Le premier montre la vérité vivante, enveloppant les âmes d’une réalité qui veut non seulement les éclairer, mais les vivifier. Le second n’est capable de parler d’elle que comme d’une équation algébrique, certaine sans doute, mais froide et sans relations avec l’intime de l’existence. Il la laisse abstraite et pour ainsi dire à l’état de simple mémorial ou capable tout au plus d’exciter les cœurs par ce qu’on appelle le caractère esthétique du christianisme. « La majesté des Ecritures m’étonne. La simplicité de l’Evangile parle à mon cœur. », avouait le sentimentaliste J.-J. Rousseau. Mais qu’importaient à la gloire de Dieu ces vagues et si stériles émotions ! Le vrai apôtre, lui, a le secret de montrer l’Evangile dans sa vérité, non seulement toujours actuelle, mais encore toujours agissante et sans cesse renouvelée, parce que divine, pour l’âme qui prend contact avec lui. Et sans s’arrêter à atteindre le sentiment, il va, par la parole de vie divine, jusqu’à cette volonté où réside la correspondance à la vraie vie. Les convictions qu’il produit engendrent amour et résolution. Seul il a la véritable éloquence évangélique.

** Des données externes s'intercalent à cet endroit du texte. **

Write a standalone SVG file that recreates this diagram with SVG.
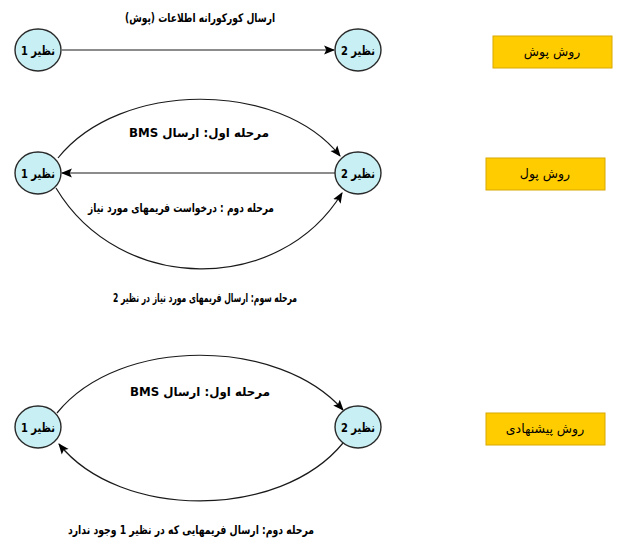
<svg xmlns="http://www.w3.org/2000/svg" width="633" height="542" viewBox="0 0 633 542">
<defs>
<style>
.node ellipse{fill:#c8f0f4;stroke:#2a2a2a;stroke-width:1.4}
.node text{font-family:"DejaVu Sans","Liberation Sans",sans-serif;font-weight:bold;font-size:12.5px;fill:#000;text-anchor:middle;direction:rtl}
.lbl{font-family:"DejaVu Sans","Liberation Sans",sans-serif;font-weight:bold;font-size:12px;fill:#000;text-anchor:middle;direction:rtl}
.box rect{fill:#ffcc00;stroke:#d9a800;stroke-width:1}
.box text{font-family:"DejaVu Sans","Liberation Sans",sans-serif;font-size:12.5px;fill:#000;text-anchor:middle;direction:rtl}
.edge{fill:none;stroke:#1a1a1a;stroke-width:1.2}
</style>
<marker id="ah" viewBox="0 0 10 10" refX="9" refY="5" markerWidth="11" markerHeight="11" markerUnits="userSpaceOnUse" orient="auto">
<path d="M0,1 L10,5 L0,9 L2,5 Z" fill="#000"/>
</marker>
</defs>
<rect width="633" height="542" fill="#fff"/>
<g id="connectors">
<path class="edge" d="M62,50 L334,50" marker-end="url(#ah)"/>
<path class="edge" d="M58,158 C120,80 280,80 340,156" marker-end="url(#ah)"/>
<path class="edge" d="M335,173 L62,173" marker-end="url(#ah)"/>
<path class="edge" d="M56,188 C120,295 280,295 342,193" marker-end="url(#ah)"/>
<path class="edge" d="M57,413 C120,335 280,338 343,410" marker-end="url(#ah)"/>
<path class="edge" d="M343,443 C280,520 120,520 59,444" marker-end="url(#ah)"/>
</g>
<g id="push-n1" class="node"><ellipse cx="38" cy="50" rx="23" ry="21"/><text x="38" y="54.5" textLength="34" lengthAdjust="spacingAndGlyphs">نظیر 1</text></g>
<g id="push-n2" class="node"><ellipse cx="358" cy="50" rx="23" ry="21"/><text x="358" y="54.5" textLength="34" lengthAdjust="spacingAndGlyphs">نظیر 2</text></g>
<g id="pull-n1" class="node"><ellipse cx="38" cy="173" rx="23" ry="21"/><text x="38" y="177.5" textLength="34" lengthAdjust="spacingAndGlyphs">نظیر 1</text></g>
<g id="pull-n2" class="node"><ellipse cx="358" cy="173" rx="23" ry="21"/><text x="358" y="177.5" textLength="34" lengthAdjust="spacingAndGlyphs">نظیر 2</text></g>
<g id="prop-n1" class="node"><ellipse cx="38" cy="427" rx="23" ry="21"/><text x="38" y="431.5" textLength="34" lengthAdjust="spacingAndGlyphs">نظیر 1</text></g>
<g id="prop-n2" class="node"><ellipse cx="358" cy="427" rx="23" ry="21"/><text x="358" y="431.5" textLength="34" lengthAdjust="spacingAndGlyphs">نظیر 2</text></g>
<g id="labels">
<text class="lbl" x="200" y="22" textLength="150" lengthAdjust="spacingAndGlyphs">ارسال کورکورانه اطلاعات (پوش)</text>
<text class="lbl" x="199" y="137" textLength="140" lengthAdjust="spacingAndGlyphs">مرحله اول: ارسال BMS</text>
<text class="lbl" x="181" y="212" textLength="186" lengthAdjust="spacingAndGlyphs">مرحله دوم : درخواست فریمهای مورد نیاز</text>
<text class="lbl" x="205" y="302" textLength="184" lengthAdjust="spacingAndGlyphs">مرحله سوم: ارسال فریمهای مورد نیاز در نظیر 2</text>
<text class="lbl" x="200" y="396" textLength="140" lengthAdjust="spacingAndGlyphs">مرحله اول: ارسال BMS</text>
<text class="lbl" x="191" y="534" textLength="246" lengthAdjust="spacingAndGlyphs">مرحله دوم: ارسال فریمهایی که در نظیر 1 وجود ندارد</text>
</g>
<g id="box-push" class="box"><rect x="493" y="36" width="119" height="32"/><text x="552" y="56">روش پوش</text></g>
<g id="box-pull" class="box"><rect x="486" y="158" width="119" height="32"/><text x="545" y="178">روش پول</text></g>
<g id="box-prop" class="box"><rect x="486" y="413" width="119" height="32"/><text x="545" y="433">روش پیشنهادی</text></g>
</svg>
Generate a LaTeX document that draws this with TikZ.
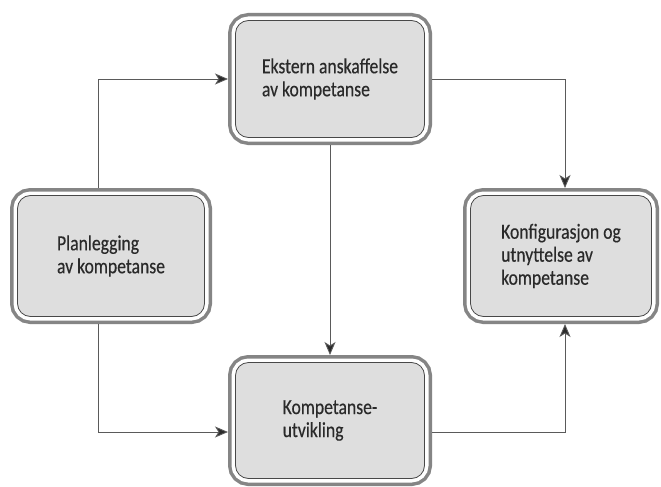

Pas de vie intérieure complète sans une tendre dévotion à Marie Immaculée, canal par excellence de toutes les grâces, des grâces de choix surtout. L’apôtre habitué à ce perpétuel recours à Marie, sans lequel saint Bernard ne peut comprendre un vrai fils de cette Mère incomparable, trouve pour l’exposition du dogme sur la mère de Dieu et sur la Mère des hommes des accents qui non seulement intéressent et émeuvent ses auditeurs, mais leur transmettent ce besoin de recourir aussi, à l’occasion de toute difficulté, à la Dispensatrice du Sang Divin. Il n’a qu’à laisser parler son expérience et son Cœur pour gagner les âmes à la Reine du Ciel, et par Elle les jeter dans le Cœur de Jésus.